Agenda:

 

1–Freewrite

2–Discuss Teju Cole’s essay

3–New Terms 11-13 (see below)

4–Sentences: The Thesis Blueprint (this blueprint is also acomplex sentence type…and also the college sentence)

• While X, I think Y.

Example: While I like both of these desks, I prefer the light brown one because it is more comfortable.

• Complex Sentence = Dependent clause + Independent clause.

• College Sentence: This is the type of sentence that all of your professors learned how to use during college and graduate school.

 

5–Homework

 


Continuing with our 28 photo terms:

 

11. Reality Effect:

A term made famous by Roland Barthes to mean the photographic illusions that add to a photo’s realism. In other words, the details that make a photo seem real rather than fake or fantasy. Therefore, it helps to describe a photo has having a high reality effect (see Jeff Roberts’s photo on our OpenLab site) or a low reality effect (see Cindy Sherman’s photos, for example). From Barthes’ The Rustle of Language (1984).

12. Studium:

Roland Barthes also made these two terms famous.
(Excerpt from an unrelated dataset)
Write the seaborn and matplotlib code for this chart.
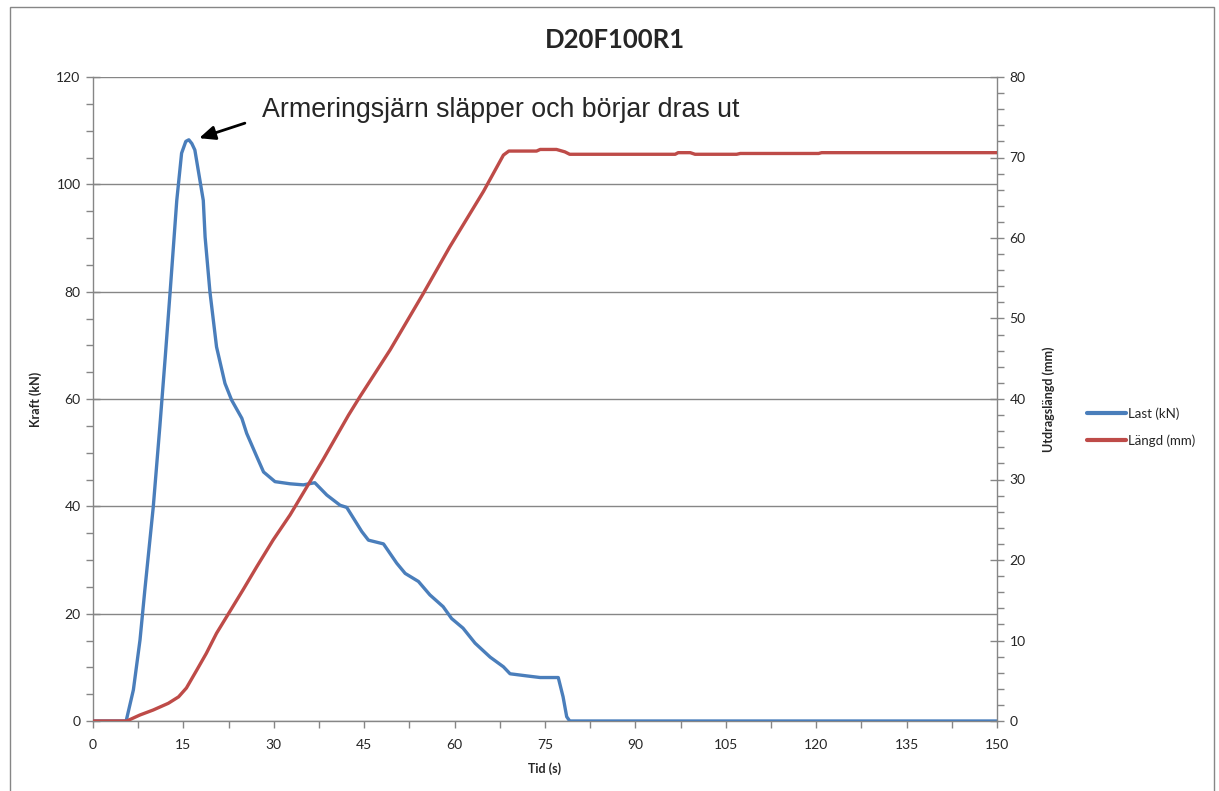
import matplotlib
matplotlib.use("Agg")
import matplotlib.pyplot as plt
from matplotlib.patches import Rectangle
from matplotlib.ticker import MultipleLocator
import numpy as np
import pandas as pd
import seaborn as sns

# Pull-out test D20F100R1: load (kN) and pull-out length (mm) versus time (s)
last_t = [0, 5.5, 6.7, 7.8, 8.6, 10.0, 11.1, 12.0, 12.8, 13.9, 14.7, 15.4, 15.9,
          16.4, 16.9, 18.3, 18.6, 19.4, 20.5, 21.9, 23.0, 24.7, 25.5, 27.2, 28.3,
          30.2, 32.7, 34.9, 36.8, 38.8, 41.0, 42.1, 44.6, 45.7, 48.2, 50.4, 51.8,
          54.0, 55.9, 58.1, 59.5, 61.4, 63.4, 65.9, 68.1, 69.2, 72.0, 74.2, 77.2,
          78.0, 78.6, 79.1, 150]
last_kn = [0, 0, 5.8, 15.1, 24.4, 39.9, 55.0, 68.0, 80.0, 97.0, 105.8, 108.0, 108.3,
           107.6, 106.4, 97.0, 90.2, 80.0, 69.7, 62.9, 59.8, 56.4, 53.6, 49.2, 46.4,
           44.6, 44.2, 44.0, 44.4, 42.1, 40.2, 39.8, 35.3, 33.7, 33.0, 29.4, 27.5,
           26.0, 23.5, 21.3, 19.1, 17.3, 14.5, 11.9, 10.1, 8.8, 8.4, 8.1, 8.1,
           4.5, 0.8, 0, 0]

langd_t = [0, 5.6, 7.8, 10.0, 12.5, 14.2, 15.5, 17.2, 18.8, 20.5, 22.7, 24.9, 27.2,
           29.9, 32.7, 35.5, 38.2, 42.4, 44.3, 49.3, 54.8, 59.2, 64.8, 68.1, 69.0,
           73.6, 74.2, 76.9, 78.3, 79.1, 96.6, 97.1, 99.1, 99.9, 106.8, 107.4,
           120.4, 120.9, 150]
langd_mm = [0, 0, 0.75, 1.37, 2.2, 3.0, 4.1, 6.3, 8.4, 10.9, 13.6, 16.3, 19.2,
            22.5, 25.6, 29.1, 32.5, 38.0, 40.3, 46.1, 53.1, 58.9, 65.8, 70.3, 70.8,
            70.8, 71.0, 71.0, 70.7, 70.4, 70.4, 70.6, 70.6, 70.4, 70.4, 70.5,
            70.5, 70.6, 70.6]

title = "D20F100R1"
x_label = "Tid (s)"
y_label = "Kraft (kN)"
y2_label = "Utdragslängd (mm)"
series_names = ["Last (kN)", "Längd (mm)"]
note = "Armeringsjärn släpper och börjar dras ut"

sns.set_theme(style="white")
plt.rcParams["font.family"] = ["Lato", "DejaVu Sans"]

BLUE = "#4A7EBB"
RED = "#BE4B48"
GRID = "#868686"

fig = plt.figure(figsize=(12.19, 7.91), dpi=100)
fig.patch.set_facecolor("white")
fig.patches.append(Rectangle((10 / 1219, -0.05), 1204 / 1219, 1.05 - 7 / 791,
                             transform=fig.transFigure, fill=False,
                             edgecolor=GRID, linewidth=1.0))

ax = fig.add_axes([93 / 1219, 1 - 721 / 791, 904 / 1219, 644 / 791])
ax2 = ax.twinx()

df_last = pd.DataFrame({"t": last_t, "v": last_kn})
df_langd = pd.DataFrame({"t": langd_t, "v": langd_mm})

sns.lineplot(data=df_last, x="t", y="v", ax=ax, color=BLUE, linewidth=2.4,
             sort=False, estimator=None, legend=False, zorder=3)
sns.lineplot(data=df_langd, x="t", y="v", ax=ax2, color=RED, linewidth=2.4,
             sort=False, estimator=None, legend=False, zorder=3)

ax.set_xlim(0, 150)
ax.set_ylim(0, 120)
ax2.set_ylim(0, 80)
ax.xaxis.set_major_locator(MultipleLocator(15))
ax.xaxis.set_minor_locator(MultipleLocator(7.5))
ax.yaxis.set_major_locator(MultipleLocator(20))
ax.yaxis.set_minor_locator(MultipleLocator(5))
ax2.yaxis.set_major_locator(MultipleLocator(10))
ax2.yaxis.set_minor_locator(MultipleLocator(2))

ax.grid(axis="y", which="major", color=GRID, linewidth=1.0)
ax.set_axisbelow(True)
ax.set_facecolor("none")

for a in (ax, ax2):
    a.spines["top"].set_visible(False)
    for side in ("left", "right", "bottom"):
        a.spines[side].set_color(GRID)
        a.spines[side].set_linewidth(1.0)
ax2.spines["left"].set_visible(False)
ax2.spines["bottom"].set_visible(False)
ax.spines["right"].set_visible(False)

ax.tick_params(axis="x", which="both", direction="out", length=5, width=1,
               color=GRID, labelsize=10, pad=8, bottom=True)
ax.tick_params(axis="y", which="major", direction="inout", length=10, width=1,
               color=GRID, labelsize=10, pad=4, left=True)
ax.tick_params(axis="y", which="minor", direction="out", length=5, width=1,
               color=GRID, left=True)
ax2.tick_params(axis="y", which="major", direction="inout", length=10, width=1,
                color=GRID, labelsize=10, pad=4, right=True)
ax2.tick_params(axis="y", which="minor", direction="out", length=5, width=1,
                color=GRID, right=True)

ax.set_xlabel(x_label, fontsize=9, fontweight="bold", labelpad=8)
ax.set_ylabel(y_label, fontsize=9, fontweight="bold", labelpad=10)
ax2.set_ylabel(y2_label, fontsize=9, fontweight="bold", labelpad=12)

fig.text(615 / 1219, 1 - 40 / 791, title, ha="center", va="center",
         fontsize=18.5, fontweight="bold")

# annotation for the peak load
ax.text(28.0, 113.8, note, ha="left", va="center", fontsize=19.3,
        family=["Liberation Sans", "DejaVu Sans"])
ax.annotate("", xy=(17.6, 108.6), xytext=(25.2, 111.4),
            arrowprops=dict(arrowstyle="-|>,head_length=0.8,head_width=0.35",
                            color="black", lw=2.0, shrinkA=0, shrinkB=0))

handles = [plt.Line2D([], [], color=BLUE, linewidth=3),
           plt.Line2D([], [], color=RED, linewidth=3)]
fig.legend(handles, series_names, loc="center left",
           bbox_to_anchor=(1080 / 1219, 1 - 427 / 791), frameon=False,
           fontsize=9.5, handlelength=3.0, handletextpad=0.1, labelspacing=1.1,
           borderpad=0)

fig.savefig("out.png", dpi=100, facecolor="white")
The studium of a photograph is the public and historical grounding of a photo. The studium is the photo’s context and its general understanding, which includes the precise time and place and weather. The studium of a photo must be visible not hidden. Additionally, the studium includes the cultural reading of people (their faces and clothing), gestures, buildings, trees, and actions within a photo.

13. Punctum:

The punctum of a photograph is highly individual, not public. The punctum pierces the viewer in a particular, private way. The punctum, which must be visible, pierces the viewer like an arrow, raising certain individual memories and consciousnesses to the surface. The punctum bruises me but not you. The punctum is about loving, while the studium is about liking.
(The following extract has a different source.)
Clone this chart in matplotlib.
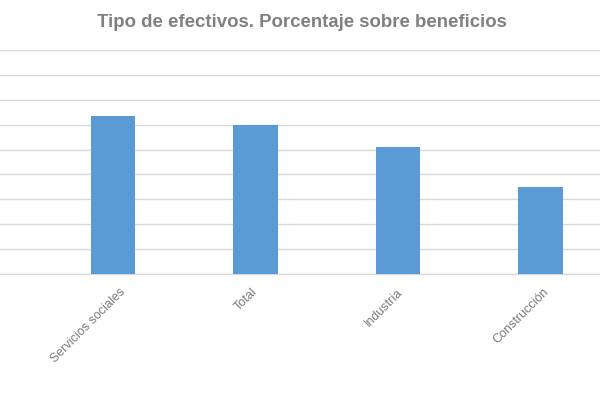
"""Tipo de efectivos: porcentaje sobre beneficios, bar chart."""

import matplotlib
matplotlib.use("Agg")
import matplotlib.pyplot as plt
import matplotlib.transforms as mtransforms

plt.rcParams["font.family"] = ["Liberation Sans", "DejaVu Sans"]

categories = ["Servicios sociales", "Total", "Industria", "Construcción"]
values = [31.7, 29.9, 25.5, 17.5]
title = "Tipo de efectivos. Porcentaje sobre beneficios"

BAR_COLOR = "#5B9BD5"
GRID_COLOR = "#D9D9D9"
TEXT_COLOR = "#808080"

# label end offsets (px) from each tick, as placed in the original
label_dx = [6, -4, -1, 2]


def main() -> None:
    fig = plt.figure(figsize=(6.0, 4.17), dpi=100)
    ax = fig.add_axes([0.0, 0.343, 1.0, 0.537])

    x = list(range(len(categories)))
    ax.bar(x, values, width=0.31, color=BAR_COLOR, zorder=3)

    ax.set_ylim(0, 45)
    ax.set_yticks(range(0, 46, 5))
    ax.set_xlim(-0.793, 3.418)
    ax.yaxis.grid(True, color=GRID_COLOR, linewidth=1.0, zorder=0)
    ax.tick_params(axis="y", left=False, labelleft=False)
    ax.tick_params(axis="x", bottom=False, length=0, pad=0)
    for side in ("top", "right", "left"):
        ax.spines[side].set_visible(False)
    ax.spines["bottom"].set_color(GRID_COLOR)
    ax.spines["bottom"].set_linewidth(1.0)

    ax.set_xticks(x)
    ax.set_xticklabels(categories, rotation=45, ha="right", va="top",
                       rotation_mode="anchor", fontsize=9, color="#7a7a7a")
    for lbl, dx in zip(ax.get_xticklabels(), label_dx):
        off = mtransforms.ScaledTranslation(dx / 100, -12 / 100, fig.dpi_scale_trans)
        lbl.set_transform(lbl.get_transform() + off)

    fig.text(301.5 / 600, 1 - 27 / 417, title, ha="center", va="baseline",
             fontsize=13.4, fontweight="bold", color=TEXT_COLOR)

    fig.savefig("out.png", dpi=100)
    plt.close(fig)


if __name__ == "__main__":
    main()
*These definitions are from Barthes’ Camera Lucida. Hill and Wang, 1981.

Barthes’ example of punctum:

Little Italy. New York, 1954. Photo by William Klein

“What I stubbornly see are one boy’s bad teeth…”

 

Homework due Monday, Sept 16, before class.
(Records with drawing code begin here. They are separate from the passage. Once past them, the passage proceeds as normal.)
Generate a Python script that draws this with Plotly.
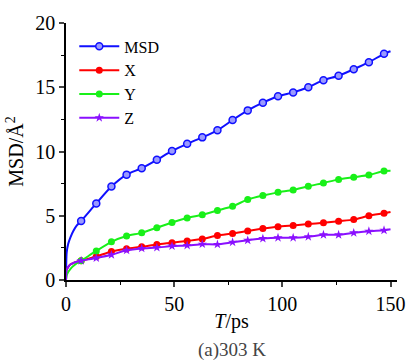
import plotly.graph_objects as go

# time points (ps): early points + marker points every 7 ps + end point
t_early = [0, 0.3, 1, 2, 3.5, 5]
t_mark = [7, 14, 21, 28, 35, 42, 49, 56, 63, 70, 77, 84, 91, 98, 105, 112, 119, 126, 133, 140, 147]
t_end = [150]

msd_early = [0, 2.1, 2.8, 3.3, 3.85, 4.25]
msd_mark = [4.6, 5.96, 7.27, 8.2, 8.7, 9.35, 10.04, 10.6, 11.1, 11.65, 12.45, 13.2, 13.8, 14.3, 14.6, 15.0, 15.55, 15.9, 16.4, 16.95, 17.6]
msd_end = [17.8]

x_early = [0, 0.8, 1.0, 1.2, 1.33, 1.42]
x_mark = [1.5, 1.83, 2.22, 2.44, 2.59, 2.77, 2.9, 3.04, 3.19, 3.47, 3.62, 3.82, 4.0, 4.15, 4.25, 4.35, 4.45, 4.58, 4.7, 5.0, 5.2]
x_end = [5.3]

y_early = [0, 0.35, 0.62, 0.85, 1.1, 1.3]
y_mark = [1.5, 2.26, 2.97, 3.42, 3.67, 4.07, 4.48, 4.83, 5.08, 5.41, 5.74, 6.26, 6.57, 6.82, 7.0, 7.3, 7.55, 7.83, 8.0, 8.17, 8.48]
y_end = [8.5]

z_early = [0, 0.8, 1.0, 1.2, 1.33, 1.42]
z_mark = [1.5, 1.71, 1.96, 2.31, 2.46, 2.52, 2.64, 2.69, 2.79, 2.77, 2.94, 3.09, 3.22, 3.29, 3.29, 3.37, 3.52, 3.52, 3.67, 3.8, 3.87]
z_end = [3.95]

series = [
    ("MSD", msd_early, msd_mark, msd_end, "#1010ff", dict(symbol="circle", size=7, color="#9a9aff", line=dict(color="#1010ff", width=1.5))),
    ("X", x_early, x_mark, x_end, "#ff0000", dict(symbol="circle", size=7, color="#ff0000", line=dict(width=0))),
    ("Y", y_early, y_mark, y_end, "#19f019", dict(symbol="circle", size=7, color="#19f019", line=dict(width=0))),
    ("Z", z_early, z_mark, z_end, "#8a10ff", dict(symbol="star", size=7, color="#8a10ff", line=dict(width=0))),
]

fig = go.Figure()
t_all = t_early + t_mark + t_end
for name, e, m, en, col, mk in series:
    fig.add_trace(go.Scatter(x=t_all, y=e + m + en, mode="lines", line=dict(color=col, width=2, shape="spline", smoothing=0.6),
                             showlegend=False, hoverinfo="skip"))
    fig.add_trace(go.Scatter(x=t_mark, y=m, mode="markers", marker=mk, showlegend=False))
    fig.add_trace(go.Scatter(x=[None], y=[None], mode="lines+markers", name=name,
                             line=dict(color=col, width=2), marker=mk))

font_serif = "Liberation Serif, Times New Roman, serif"
fig.update_layout(
    width=417, height=363,
    margin=dict(l=66, r=13, t=15, b=83),
    paper_bgcolor="white", plot_bgcolor="white",
    font=dict(family=font_serif, size=20, color="black"),
    xaxis=dict(range=[0, 153], tickvals=[0, 50, 100, 150], showgrid=False, zeroline=False,
               showline=True, linecolor="black", linewidth=1.5, ticks="outside", ticklen=5, tickwidth=1.5,
               tickfont=dict(size=20),
               minor=dict(tickvals=[25, 75, 125], ticks="outside", ticklen=3, tickwidth=1.2, tickcolor="black"),
               title=dict(text="<i>T</i>/ps", font=dict(size=20), standoff=0)),
    yaxis=dict(range=[0, 20], tickvals=[0, 5, 10, 15, 20], showgrid=False, zeroline=False,
               showline=True, linecolor="black", linewidth=1.5, ticks="outside", ticklen=5, tickwidth=1.5,
               tickfont=dict(size=20),
               minor=dict(tickvals=[2.5, 7.5, 12.5, 17.5], ticks="outside", ticklen=3, tickwidth=1.2, tickcolor="black"),
               title=dict(text="MSD/Å<sup>2</sup>", font=dict(size=20), standoff=6)),
    legend=dict(x=0.025, y=0.975, xanchor="left", yanchor="top", bgcolor="rgba(0,0,0,0)",
                font=dict(size=16), tracegroupgap=0, itemwidth=40),
    annotations=[dict(text="(a)303 K", xref="paper", yref="paper", x=0.5, y=-0.222, xanchor="center", yanchor="top",
                      showarrow=False, font=dict(size=19, color="#444444", family=font_serif))],
)

fig.write_html("out.html")
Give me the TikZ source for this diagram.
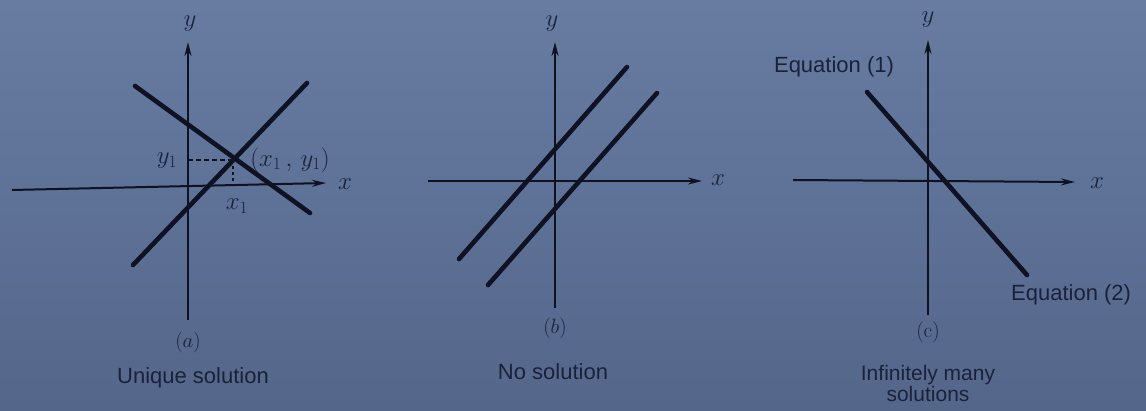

The following essays are in the Readings menu tab

Read Sophe Calle’s short photo essay “Souris” and take notes. How did this photo essay make your feel? How does it compare to Rebecca Norris Webb’s photo essay? What is the reality effect of the images?

Read John Berger’s essay “Understanding a Photograph.” Take notes. What are Berger’s main points? Write down at least three questions that you have. There is nothing to turn in, but I will call on each student. Cole, Berger, and Sontag will be the focus of Quiz 1, which will take place on Wednesday, September 18.